Do’s & Don’t for Day & Away Camps

So you’ve made the decision to register your child for a summer camp. While every summer camp is different, and most will include some general information in advance of important items to know, let’s face it—we can never over prepare! Parents should also trust that at camp, like at home, rules exist for good reasons. With that in mind, here is a quick checklist of some key tips to remember when getting your child ready for camp.

Dos…

  • Communicate: Let the camp director know if your child is reluctant, apprehensive or worried about heading off to camp. Counselors can help ease the camper into the first few days.
  • Paperwork: Ensure all registration and information forms are fully completed. This provides valuable and critical information on all campers. The counselors study this information prior to camp and are ready when the campers arrive.
  • Orientation: Attend a camp orientation or open house; this is a chance for you and your child to meet the staff and learn about their programs. Ask questions and make notes on important issues for you.
  • Connect: Check the camp’s website, social media links and information packages.
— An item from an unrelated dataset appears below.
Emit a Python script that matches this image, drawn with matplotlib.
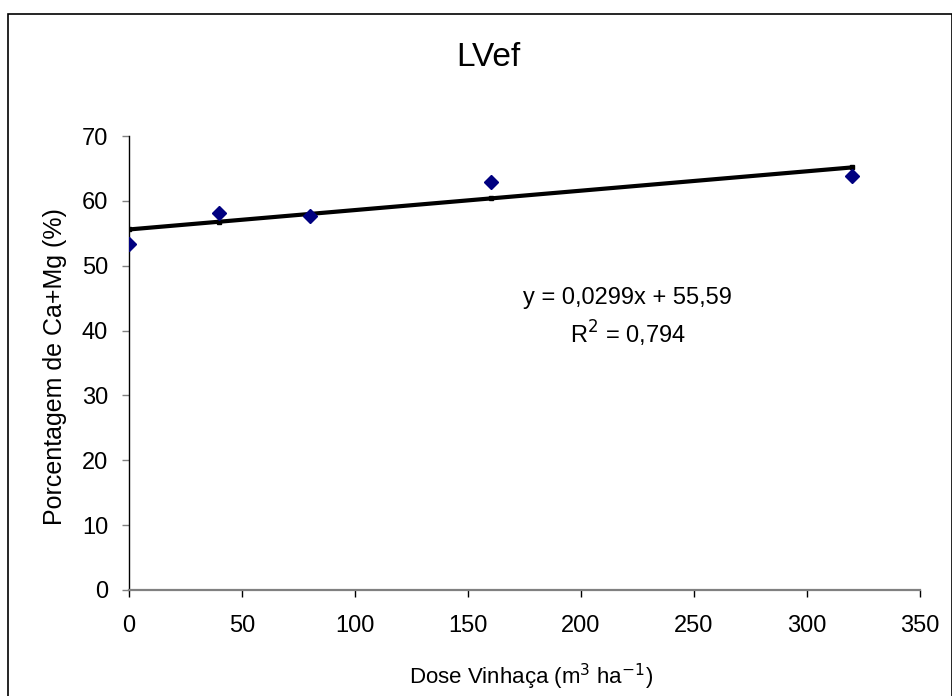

Keep important phone numbers and email addresses with you.
  • Pack Medication: Send along prescription medicines, in their original containers, making sure instructions are on the label. If your child needs an EpiPen, asthma puffer or other special medications close at hand.
  • Label Items: Iron-on labels are great for fabrics while permanent markers or even colourful nail polish works for everything else.
  • Training Camp: Sleepovers can be great practice for avoiding separation anxiety, especially for first-timers.
  • Choose Wisely: It’s camp and kids will get dirty. Pack older clothes or items your child has almost outgrown.
  • Keep In Touch: Mail a letter to your camper a week before camp starts, so it arrives before they get there. Pack self-addressed, stamped envelopes so that they can write you back.

Don’ts…

  • Force It: Don’t force your youngster to attend camp. Be sure they are ready, willing and able.
  • Make Promises: If your camper is reluctant, suggest that they “give it their best,” and tell them that you will re-evaluate for next year. Never suggest that you will come pick them up if they don’t like it. Instill the expectation that they will stay for the entire session.
  • Pressure: Don’t set your child up for disappointment by overselling how wonderful the camp experience was for you. Stay positive but let them enjoy camp in their own way.
  • Worry: Stay positive about your child’s camp time. Don’t dwell on telling them how much you will miss them (though you will), and don’t overplay all the “fun” things you have planned while they are away.
  • Send Valuables: Money, cell phones and jewelry are not needed at camp.
  • Criticize: Don’t criticize or belittle your child if their camp experience isn’t totally positive. Be encouraging.
  • Overpack: Never overpack. Follow the camp’s guidelines. Each camp offers suggestions on what to pack and how to pack. They’ve done this before—heed their suggestions.
  • Burn: Don’t forget the sunscreen.
  • Be a Heli-Parent: Camp directors and counselors are focused on the campers. Don’t send them daily emails, letters or phone calls to check up. If there are issues, they will contact you. If you need to touch base, once a session is sufficient.
  • Procrastinate: Don’t leave things until the last minute. Pack ahead of time.
  • Push: Don’t push your kids to follow your trail. Let them blaze their own.